Black women—in America and globally—fight the twin evils of racism and sexism daily. Some days I contend with comments such as, “Wow! You’re so articulate!” and other days it is the lingering gaze and inappropriate touch of a male colleague. Some days I find myself yelling out to the world that “Black Lives Matter” and in the same breath screaming to our community that Oluwatoyin Salau deserved more than the world gave her.

I said at the beginning of this letter that I am both Black and Woman. It is this twoness that led me to write this love letter.

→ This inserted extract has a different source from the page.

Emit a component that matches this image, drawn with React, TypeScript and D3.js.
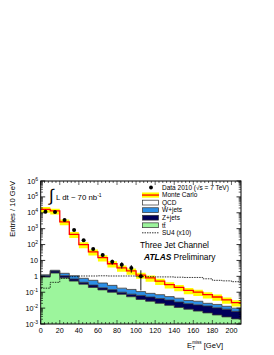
import * as d3 from "d3";

// bins are 10 GeV wide, lower edges
const binLow = [0, 10, 20, 30, 40, 50, 60, 70, 80, 90, 100, 110, 120, 130, 140, 150, 160, 170, 180, 190, 200];

// stacked MC components (Entries / 10 GeV)
const ttbar = [0.9, 1.6, 0.8, 0.5, 0.32, 0.2, 0.14, 0.1, 0.074, 0.052, 0.035, 0.027, 0.02, 0.015, 0.011, 0.0085, 0.0065, 0.005, 0.0037, 0.0028, 0.0021];
const zjets = [0.2, 0.55, 0.3, 0.18, 0.1, 0.08, 0.05, 0.045, 0.026, 0.023, 0.028, 0.023, 0.02, 0.017, 0.013, 0.0105, 0.0095, 0.0085, 0.0068, 0.0057, 0.0042];
const wjets = [0.15, 0.25, 0.45, 0.42, 0.33, 0.28, 0.19, 0.125, 0.08, 0.075, 0.047, 0.035, 0.03, 0.021, 0.018, 0.011, 0.011, 0.0065, 0.0065, 0.0045, 0.0036];
const qcd = [16499, 12998, 2698, 439, 99.2, 34.4, 14.6, 5.93, 3.22, 2.05, 1.09, 0.715, 0.43, 0.247, 0.158, 0.1, 0.073, 0.05, 0.033, 0.02, 0.012];
// relative MC uncertainty (yellow band)
const mcErr = [0.4, 0.4, 0.4, 0.42, 0.42, 0.42, 0.42, 0.42, 0.42, 0.42, 0.42, 0.42, 0.42, 0.42, 0.42, 0.42, 0.42, 0.42, 0.42, 0.42, 0.42];

// SU4 signal (x10)
const su4 = [0.18, 0.42, 0.75, 0.95, 1.05, 1.05, 1.08, 1.05, 1.05, 1.05, 0.95, 0.95, 0.92, 0.92, 0.88, 0.85, 0.85, 0.7, 0.56, 0.52, 0.46];

// data 2010
const dataVal = [11500, 11000, 3500, 820, 190, 52, 22, 8.3, 5.4, 3.3, 1];
const dataErrUp = [107, 105, 59, 29, 14, 7.2, 4.7, 2.9, 2.3, 1.8, 1.4];
const dataErrDn = [107, 105, 59, 29, 14, 7.2, 4.7, 2.9, 2.3, 1.6, 0.87];

const yExps = [-3, -2, -1, 0, 1, 2, 3, 4, 5, 6];
const xTicks = [0, 20, 40, 60, 80, 100, 120, 140, 160, 180, 200];

const W = 274;
const H = 355;
const m = { left: 40.7, right: 241, top: 181, bottom: 324 };
const font = "'Liberation Sans', Arial, Helvetica, sans-serif";

const x = d3.scaleLinear().domain([0, 210]).range([m.left, m.right]);
const y = d3.scaleLog().domain([1e-3, 1e6]).range([m.bottom, m.top]).clamp(true);

type Pt = { x: number; lo: number; hi: number };

// step points: one per edge, last repeats last bin
function steps(lo: number[], hi: number[]): Pt[] {
  const pts = binLow.map((b, i) => ({ x: b, lo: lo[i], hi: hi[i] }));
  const n = binLow.length - 1;
  pts.push({ x: binLow[n] + 10, lo: lo[n], hi: hi[n] });
  return pts;
}

const area = d3
  .area<Pt>()
  .curve(d3.curveStepAfter)
  .x((d) => x(d.x))
  .y0((d) => y(Math.max(d.lo, 1e-3)))
  .y1((d) => y(Math.max(d.hi, 1e-3)));

const topLine = d3
  .line<Pt>()
  .curve(d3.curveStepAfter)
  .x((d) => x(d.x))
  .y((d) => y(Math.max(d.hi, 1e-3)));

export default function App() {
  const rows = binLow.map((b, i) => ({ ttbar: ttbar[i], zjets: zjets[i], wjets: wjets[i], qcd: qcd[i] }));
  const keys = ["ttbar", "zjets", "wjets", "qcd"];
  const stacked = d3.stack<any>().keys(keys)(rows);
  const fills: Record<string, string> = {
    ttbar: "#9cf59c",
    zjets: "#00005a",
    wjets: "#2d8fe6",
    qcd: "#ffffff",
  };
  const total = rows.map((r) => r.ttbar + r.zjets + r.wjets + r.qcd);
  const band = steps(
    total.map((t, i) => t * (1 - mcErr[i])),
    total.map((t, i) => t * (1 + mcErr[i]))
  );
  const totalPts = steps(total, total);
  const su4Pts = steps(su4, su4);

  const yMinor: number[] = [];
  yExps.slice(0, -1).forEach((e) => {
    for (let k = 2; k <= 9; k++) yMinor.push(k * Math.pow(10, e));
  });
  const xMinor = d3.range(0, 211, 4);

  const legend = [
    { label: "Monte Carlo", kind: "mc" },
    { label: "QCD", kind: "qcd" },
    { label: "W+jets", kind: "wjets" },
    { label: "Z+jets", kind: "zjets" },
    { label: "tt\u0304", kind: "ttbar" },
    { label: "SU4 (x10)", kind: "su4" },
  ];
  const legX = 142;
  const legY0 = 187.5;
  const legDy = 7.55;

  return (
    <div style={{ position: "absolute", left: 0, top: 0 }}>
      <svg width={W} height={H} style={{ display: "block", fontFamily: font }}>
        <defs>
          <clipPath id="plotClip">
            <rect x={m.left} y={m.top} width={m.right - m.left} height={m.bottom - m.top} />
          </clipPath>
        </defs>
        <rect width={W} height={H} fill="#fff" />

        <g clipPath="url(#plotClip)">
          {/* stacked backgrounds */}
          {stacked.map((layer) => (
            <path
              key={layer.key}
              d={area(steps(layer.map((d) => d[0]), layer.map((d) => d[1]))) ?? ""}
              fill={fills[layer.key]}
            />
          ))}
          {/* MC uncertainty band */}
          <path d={area(band) ?? ""} fill="#ffff00" />
          {/* layer outlines */}
          {stacked.slice(0, 3).map((layer) => (
            <path
              key={"o" + layer.key}
              d={topLine(steps(layer.map((d) => d[1]), layer.map((d) => d[1]))) ?? ""}
              fill="none"
              stroke="#333"
              strokeWidth={0.8}
            />
          ))}
          {/* MC total */}
          <path d={topLine(totalPts) ?? ""} fill="none" stroke="#ff0000" strokeWidth={1.3} />
          {/* SU4 */}
          <path
            d={topLine(su4Pts) ?? ""}
            fill="none"
            stroke="#000"
            strokeWidth={0.8}
            strokeDasharray="1.5,1"
          />
          {/* data */}
          {dataVal.map((v, i) => {
            const cx = x(binLow[i] + 5);
            return (
              <g key={"d" + i}>
                <line
                  x1={cx}
                  x2={cx}
                  y1={y(v + dataErrUp[i])}
                  y2={y(Math.max(v - dataErrDn[i], 1e-3))}
                  stroke="#000"
                  strokeWidth={0.9}
                />
                <circle cx={cx} cy={y(v)} r={2} fill="#000" />
              </g>
            );
          })}
        </g>

        {/* frame */}
        <rect
          x={m.left}
          y={m.top}
          width={m.right - m.left}
          height={m.bottom - m.top}
          fill="none"
          stroke="#000"
          strokeWidth={1}
        />

        {/* y ticks */}
        {yExps.map((e) => {
          const yy = y(Math.pow(10, e));
          return (
            <g key={"ye" + e}>
              <line x1={m.left} x2={m.left + 4.5} y1={yy} y2={yy} stroke="#000" strokeWidth={0.8} />
              <line x1={m.right} x2={m.right - 4.5} y1={yy} y2={yy} stroke="#000" strokeWidth={0.8} />
              <text x={38} y={yy + 2.6} textAnchor="end" fontSize={7.2}>
                {e === 0 ? "1" : e === 1 ? "10" : (
                  <>
                    10
                    <tspan dy={-3} fontSize={5}>
                      {e}
                    </tspan>
                  </>
                )}
              </text>
            </g>
          );
        })}
        {yMinor.map((v, i) => {
          const yy = y(v);
          return (
            <g key={"ym" + i}>
              <line x1={m.left} x2={m.left + 2.3} y1={yy} y2={yy} stroke="#000" strokeWidth={0.6} />
              <line x1={m.right} x2={m.right - 2.3} y1={yy} y2={yy} stroke="#000" strokeWidth={0.6} />
            </g>
          );
        })}

        {/* x ticks */}
        {xMinor.map((v) => {
          const major = v % 20 === 0;
          const len = major ? 4 : 2;
          return (
            <g key={"xm" + v}>
              <line x1={x(v)} x2={x(v)} y1={m.bottom} y2={m.bottom - len} stroke="#000" strokeWidth={0.6} />
              <line x1={x(v)} x2={x(v)} y1={m.top} y2={m.top + len} stroke="#000" strokeWidth={0.6} />
            </g>
          );
        })}
        {xTicks.map((v) => (
          <text key={"xt" + v} x={x(v)} y={332.5} textAnchor="middle" fontSize={7.2}>
            {v}
          </text>
        ))}

        {/* axis titles */}
        <text
          transform={`translate(14.5,${m.top}) rotate(-90)`}
          textAnchor="end"
          fontSize={7.6}
        >
          Entries / 10 GeV
        </text>
        <text x={187} y={348} fontSize={7.6}>
          E
          <tspan dy={2} fontSize={5}>T</tspan>
          <tspan dx={-3} dy={-6} fontSize={4.6}>miss</tspan>
          <tspan dy={4}> [GeV]</tspan>
        </text>

        {/* lumi */}
        <text x={49} y={201} fontSize={17} fontWeight={300}>
          ∫
        </text>
        <text x={56} y={200} fontSize={7.8}>
          L dt ~ 70 nb<tspan dy={-3} fontSize={5}>-1</tspan>
        </text>

        {/* legend */}
        <circle cx={151} cy={legY0} r={1.9} fill="#000" />
        <text x={162} y={legY0 + 2.3} fontSize={6.5}>
          Data 2010 (√s = 7 TeV)
        </text>
        {legend.map((it, i) => {
          const cy = legY0 + legDy * (i + 1);
          let sym;
          if (it.kind === "mc") {
            sym = (
              <>
                <rect x={legX} y={cy - 2.6} width={17} height={5.2} fill="#ffff00" />
                <line x1={legX} x2={legX + 17} y1={cy} y2={cy} stroke="#ff0000" strokeWidth={1.3} />
              </>
            );
          } else if (it.kind === "su4") {
            sym = (
              <line
                x1={legX}
                x2={legX + 17}
                y1={cy}
                y2={cy}
                stroke="#000"
                strokeWidth={0.8}
                strokeDasharray="1.5,1"
              />
            );
          } else {
            sym = (
              <rect
                x={legX + 0.5}
                y={cy - 2.4}
                width={16}
                height={4.8}
                fill={fills[it.kind]}
                stroke="#333"
                strokeWidth={0.7}
              />
            );
          }
          return (
            <g key={it.kind}>
              {sym}
              <text x={162} y={cy + 2.3} fontSize={6.5}>
                {it.label}
              </text>
            </g>
          );
        })}

        {/* channel labels */}
        <text x={140} y={248} fontSize={8.4}>
          Three Jet Channel
        </text>
        <text x={144} y={259.5} fontSize={8.4}>
          <tspan fontWeight="bold" fontStyle="italic">ATLAS</tspan> Preliminary
        </text>
      </svg>
    </div>
  );
}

To be a Black Woman in this world is to be in a constant struggle between the oppressive factions that wish to subject Black Women to multidimensional violence. It is tiring. It is exhausting. It is heartbreaking. Black women are asked within our own community to stand 10 steps back and let Black men take center stage. We are asked to organize, march, pray, and nurture our community, but when we ask in return to take the specific violence that Black women experience seriously, we are silenced. We’re no longer your “Queens” and “Sisters”, but now, we are divisive agents of the plot to emasculate Black Men. Well, today, I will be divisive. I’m saying loudly and as clearly as possible:

STOP KILLING BLACK WOMEN!

Thus, I’ve written this love letter specifically and intentionally for Black Women. As we celebrate Juneteenth, I must ask that we celebrate the lives of Black women—both living and dead—in our eternal struggle for Black history, Black freedom, and Black futures. As I give my love and celebration to Black Women, I ask that you show your love by listening to Black women when we speak. Show your love by saying her name. Show your love by acknowledging that Black women, while fighting against oppressive evils, continue to build, support, and love our community. On Juneteenth and every day, give your love, respect, praise, and support to the Black Women that have done so much with so little. As Mother Hattie White said, “I was served lemons, but I made lemonade.”

These times call for a love letter for Black Women. I’ve written mine. Will you write yours?